When Autoconfig is not being used:
If you are not using Autoconfig you must manually edit the following configuration files :
1) FND_TOP/resource/appsweb.cfg
2) OA_HTML/bin/appsweb.cfg
3) FND_TOP/secure/HOSTNAME_DBNAME.dbc

To change password of APPLSYSPUB with FNDCPASS:
$FNDCPASS APPS/[apps_pass] 0 Y SYSTEM/[system_pass] ORACLE APPLSYSPUB [new_passs].

0 & Y are flags for FNDCPASS
0 is request id (request ID 0 is assigned to request ID's which are not submitted via Submit Concurrent Request Form)
'Y' indicates that this method is directly invoked from the command-line and not from the Submit Request Form.
  • All application tier processes (Apaches) must be restarted following the password change.


Role of GUEST user/schema in Oracle Applications:

  • GUEST is a dummy schema.
  • By default it has ORACLE as password.
  • GUEST/ORACLE password is present in DBC file at $FND_TOP/secure directory as well as at $FND_TOP/secure/SID_hostname directory.
  • If a user logs in without any role mappings, the user will get the Guest role, which has a default permission of "R".
  • GUEST user is used by JDBC Drivers and Oracle Self Service Web Applications like istore, irecruitment, iprocurement, ipayables, ireceivables etc to make initial Connection.

Role of APPLSYS & apps user/schema in Oracle Applications:

  • APPLSYS user is same as other oracle users like AP, AR, GL etc which hold their set of tables, views etc. In the same manner APPLSYS Account holds its set of tables like FND_USER and FND_APPLICATION, AD_APPLIED_PATCHES etc.
  • Applsys schema has applications technology layer products like FND and AD etc.
  • Apps is a universal schema, it has synonyms to all base product tables and sequences. This also has code objects for all products (triggers, views, packages, synonyms etc).
  • APPS is central Schema which holds synonyms for all other Users Database Objects.

Note: APPLSYS and APPS should have same password.

Reason why these contains same password.

Both apps & applsys need to have same password because when you sign on to apps, initially it connects to a public schema called APPLSYSPUB. This validates AOL name and password that we enter (operations/welcome). Once this is verified we select responsibility, this is validated by APPLSYS schema and then it connects to apps schema.
During signon process it uses both applsys and apps, hence this expects both the password to be identical. If the password for applsys & apps are not identical (Different) Try changing apps password to something else and try to login, the validation at the last stage would fail. This would result in failure of application login.

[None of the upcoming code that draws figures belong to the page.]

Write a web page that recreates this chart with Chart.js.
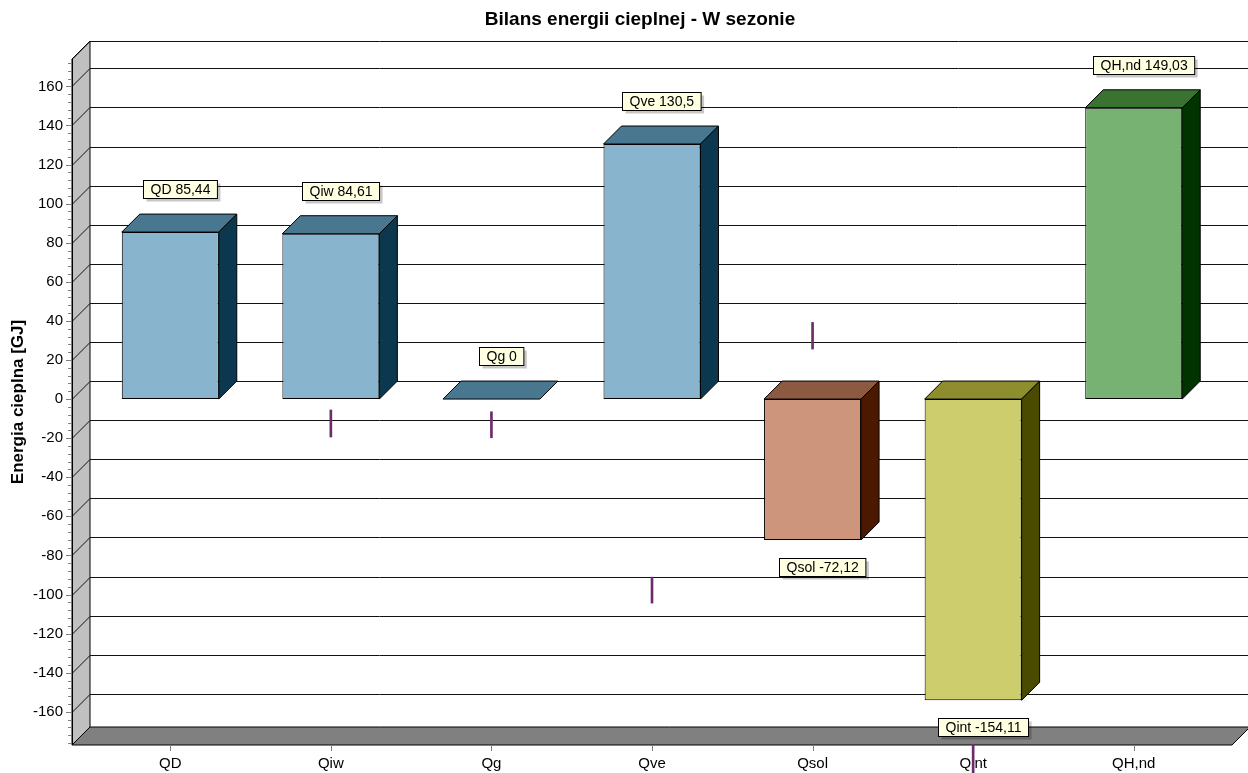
<!DOCTYPE html>
<html>
<head>
<meta charset="utf-8">
<script src="https://cdn.jsdelivr.net/npm/chart.js@4/dist/chart.umd.min.js"></script>
<style>
  body { margin: 0; background: #fff; }
</style>
</head>
<body>
<canvas id="myChart" width="1248" height="773"></canvas>
<script>
// data
const categories = ['QD', 'Qiw', 'Qg', 'Qve', 'Qsol', 'Qint', 'QH,nd'];
const values = [85.44, 84.61, 0, 130.5, -72.12, -154.11, 149.03];
// the small purple marks, low / high ends
const markLow = [null, -19.4, -19.8, -104.4, 25.6, -191.4, null];
const markHigh = [null, -5.6, -6.5, -91.1, 39.2, -176.6, null];
const yMin = -177;
const yMax = 174;
const yStep = 20;

// colours of the box faces
const frontColors = ['#88b5cd', '#88b5cd', '#88b5cd', '#88b5cd', '#cd967c', '#cdcd6e', '#78b273'];
const topColors = ['#48778f', '#48778f', '#48778f', '#48778f', '#8c5a40', '#8e8e2e', '#3a7232'];
const sideColors = ['#0b374f', '#0b374f', '#0b374f', '#0b374f', '#4b1900', '#4b4b00', '#003300'];

const FONT = 'Arial, "Liberation Sans", sans-serif';
const depth = 18;

function poly(ctx, pts, fill) {
  ctx.beginPath();
  ctx.moveTo(pts[0][0], pts[0][1]);
  for (let i = 1; i < pts.length; i++) ctx.lineTo(pts[i][0], pts[i][1]);
  ctx.closePath();
  if (fill) {
    ctx.fillStyle = fill;
    ctx.fill();
  }
  ctx.strokeStyle = '#000';
  ctx.lineWidth = 1;
  ctx.stroke();
}

// walls, floor, grid and axis ticks
const box3d = {
  id: 'box3d',
  beforeDatasetsDraw(chart) {
    const { ctx, chartArea: a, scales: { x, y } } = chart;
    const fx = a.left - depth;
    const farRight = chart.width;
    ctx.save();
    // left wall
    poly(ctx, [[fx, a.top], [a.left, a.top - depth], [a.left, a.bottom - depth], [fx, a.bottom]], '#c0c0c0');
    // floor
    poly(ctx, [[fx, a.bottom], [a.left, a.bottom - depth], [farRight + 2, a.bottom - depth], [a.right + depth, a.bottom]], '#808080');
    // grid lines: major ticks plus top edge
    const lines = y.ticks.map(t => y.getPixelForValue(t.value));
    lines.push(a.top);
    ctx.beginPath();
    lines.forEach(py => {
      const yy = Math.round(py) + 0.5;
      ctx.moveTo(fx, yy);
      ctx.lineTo(a.left, yy - depth);
      ctx.lineTo(farRight, yy - depth);
    });
    ctx.strokeStyle = '#111';
    ctx.lineWidth = 1;
    ctx.stroke();
    // front axis line
    ctx.beginPath();
    ctx.moveTo(Math.round(fx) + 0.5, a.top);
    ctx.lineTo(Math.round(fx) + 0.5, a.bottom);
    ctx.strokeStyle = '#000';
    ctx.stroke();
    // minor and major tick marks
    ctx.beginPath();
    for (let v = Math.ceil(yMin / 4) * 4; v <= yMax; v += 4) {
      const py = Math.round(y.getPixelForValue(v)) + 0.5;
      const len = v % yStep === 0 ? 6 : 4;
      ctx.moveTo(fx - len, py);
      ctx.lineTo(fx, py);
    }
    categories.forEach((c, i) => {
      const px = Math.round(x.getPixelForValue(i)) + 0.5;
      ctx.moveTo(px, a.bottom + 1);
      ctx.lineTo(px, a.bottom + 6);
    });
    ctx.strokeStyle = '#808080';
    ctx.stroke();
    ctx.restore();
  },
  afterDatasetsDraw(chart) {
    const { ctx } = chart;
    const meta = chart.getDatasetMeta(0);
    ctx.save();
    // top and side faces
    meta.data.forEach((bar, i) => {
      const l = bar.x - bar.width / 2;
      const r = bar.x + bar.width / 2;
      const top = Math.min(bar.y, bar.base);
      const bottom = Math.max(bar.y, bar.base);
      poly(ctx, [[l, top], [l + depth, top - depth], [r + depth, top - depth], [r, top]], topColors[i]);
      if (bottom - top > 0) {
        poly(ctx, [[r, top], [r + depth, top - depth], [r + depth, bottom - depth], [r, bottom]], sideColors[i]);
      }
    });
    // value labels
    ctx.font = '14px ' + FONT;
    ctx.textAlign = 'center';
    ctx.textBaseline = 'middle';
    meta.data.forEach((bar, i) => {
      const v = values[i];
      const text = categories[i] + ' ' + String(v).replace('.', ',');
      const w = ctx.measureText(text).width + 14;
      const h = 18;
      const cx = bar.x + 9.5;
      const cy = v >= 0 ? bar.y - 43 : bar.y + 27;
      const bx = Math.round(cx - w / 2) + 0.5;
      const by = Math.round(cy - h / 2) + 0.5;
      ctx.fillStyle = 'rgba(0,0,0,0.22)';
      ctx.fillRect(bx + 3, by + 3, w, h);
      ctx.fillStyle = '#ffffe1';
      ctx.fillRect(bx, by, w, h);
      ctx.strokeStyle = '#000';
      ctx.lineWidth = 1;
      ctx.strokeRect(bx, by, w, h);
      ctx.fillStyle = '#000';
      ctx.fillText(text, bx + w / 2, by + h / 2 + 0.5);
    });
    ctx.restore();
  },
  afterDraw(chart) {
    const { ctx } = chart;
    ctx.save();
    ctx.font = 'bold 19px ' + FONT;
    ctx.fillStyle = '#000';
    ctx.textAlign = 'center';
    ctx.textBaseline = 'middle';
    ctx.fillText('Bilans energii cieplnej - W sezonie', 640, 20);
    ctx.restore();
  }
};

const data = {
  labels: categories,
  datasets: [{
    data: values,
    backgroundColor: frontColors,
    borderColor: '#000',
    borderWidth: 1,
    borderSkipped: false,
    barPercentage: 0.604,
    categoryPercentage: 1,
    grouped: false,
  }, {
    data: categories.map((c, i) => markLow[i] === null ? null : [markLow[i], markHigh[i]]),
    backgroundColor: '#6b2c6b',
    borderWidth: 0,
    barThickness: 2,
    grouped: false,
    clip: false,
  }]
};

const config = {
  type: 'bar',
  data: data,
  options: {
    responsive: false,
    animation: false,
    layout: { padding: { left: 0, right: 34, top: 59, bottom: 0 } },
    plugins: {
      legend: { display: false },
      tooltip: { enabled: false },
      title: { display: false },
    },
    scales: {
      x: {
        grid: { display: false, drawTicks: false },
        border: { display: false },
        ticks: { padding: 10, maxRotation: 0, color: '#000', font: { size: 15, family: FONT } },
        afterFit: (s) => { s.height = 28; },
      },
      y: {
        min: yMin,
        max: yMax,
        grid: { display: false, drawTicks: false },
        border: { display: false },
        ticks: {
          stepSize: yStep,
          includeBounds: false,
          padding: 27,
          color: '#000',
          font: { size: 15, family: FONT },
          callback: (v) => String(v),
        },
        title: {
          display: true,
          text: 'Energia cieplna [GJ]',
          color: '#000',
          font: { size: 17, weight: 'bold', family: FONT },
          padding: { top: 8, bottom: 0 },
        },
        afterFit: (s) => {
          s.width = 90;
          s.paddingTop = 0;
          s.paddingBottom = 0;
        },
      },
    },
  },
  plugins: [box3d],
};

var myChart = new Chart(document.getElementById('myChart'), config);
</script>
</body>
</html>
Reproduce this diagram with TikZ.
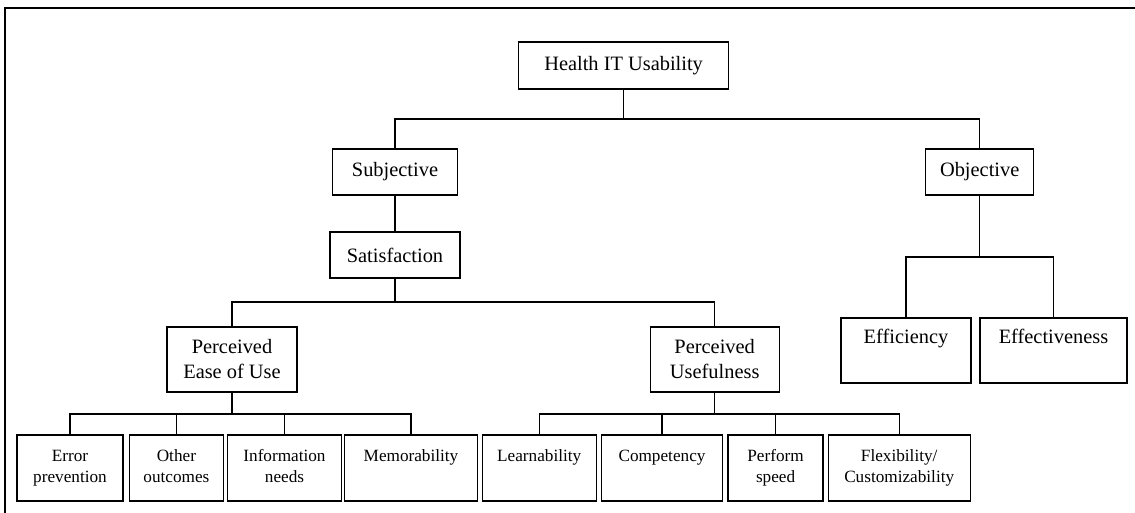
\documentclass[tikz,border=0pt]{standalone}
\usepackage{fontspec}
\setmainfont{Liberation Serif}
\begin{document}
\begin{tikzpicture}[x=0.5pt,y=-0.5pt,line join=miter,
	box/.style 2 args={draw,line width=0.7pt,inner sep=0pt,align=center,
		minimum width={#1*0.5pt},minimum height={#2*0.5pt},font=\fontsize{10.2}{12.5}\selectfont},
	leaf/.style={box={#1}{66},font=\fontsize{8.6}{10.5}\selectfont},
	link/.style={line width=0.7pt}]
	\useasboundingbox (0,0) rectangle (1135,513);
	\draw[line width=1pt] (1135,8)--(5,8)--(5,513);
	% upper levels
	\node[box={210}{47}] (hit) at (623.6,65.5) {Health IT Usability};
	\node[box={125}{46}] (sub) at (395,172) {Subjective};
	\node[box={108}{46}] (obj) at (979.7,172) {Objective};
	\node[box={130}{46}] (sat) at (395,255) {Satisfaction};
	\node[box={130}{65}] (peu) at (232,359.5) {Perceived\\Ease of Use};
	\node[box={129}{65}] (pu) at (714.7,359.5) {Perceived\\Usefulness};
	\node[box={130}{65}] (eff) at (906,350.5) {Efficiency\strut\\\strut};
	\node[box={147}{65}] (efv) at (1053.5,350.5) {Effectiveness\strut\\\strut};
	% leaves
	\node[leaf=106] (err) at (70,468) {Error\strut\\prevention\strut};
	\node[leaf=94] (oth) at (176.4,468) {Other\strut\\outcomes\strut};
	\node[leaf=114] (inf) at (284.5,468) {Information\strut\\needs\strut};
	\node[leaf=133] (mem) at (411,468) {Memorability\strut\\\strut};
	\node[leaf=114] (lrn) at (539.2,468) {Learnability\strut\\\strut};
	\node[leaf=121] (cmp) at (662,468) {Competency\strut\\\strut};
	\node[leaf=95] (prf) at (775.6,468) {Perform\strut\\speed\strut};
	\node[leaf=142] (flx) at (899.2,468) {Flexibility/\strut\\Customizability\strut};
	% connectors
	\coordinate (top) at (623.6,119);
	\coordinate (mid) at (395,302);
	\coordinate (obus) at (979.7,257);
	\coordinate (ebus) at (232,414);
	\coordinate (ubus) at (714.7,414);
	\draw[link] (hit.south)--(top);
	\draw[link] (sub.north) |- (top) -| (obj.north);
	\draw[link] (sub)--(sat);
	\draw[link] (sat.south)--(mid);
	\draw[link] (peu.north) |- (mid) -| (pu.north);
	\draw[link] (obj.south)--(obus);
	\draw[link] (eff.north) |- (obus) -| (efv.north);
	\draw[link] (peu.south)--(ebus);
	\draw[link] (err.north) |- (ebus) -| (mem.north);
	\foreach \n in {oth,inf} \draw[link] (\n.north)--(\n.north |- ebus);
	\draw[link] (pu.south)--(ubus);
	\draw[link] (lrn.north) |- (ubus) -| (flx.north);
	\foreach \n in {cmp,prf} \draw[link] (\n.north)--(\n.north |- ubus);
\end{tikzpicture}
\end{document}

Difference B/W APPLSYSPUB & GUEST:
  • APPLSYSPUB/PUB - is DB user which is used by any utility to retrieve APPS schema password for further logins.
  • GUEST/ORACLE - is EBS user with no or max limited privileges to execute authorization function.

1 comment:

  1. Thanks A lot Bro. U ROCK!!!. This is one accumulated synopsis on must basic and imp apps users.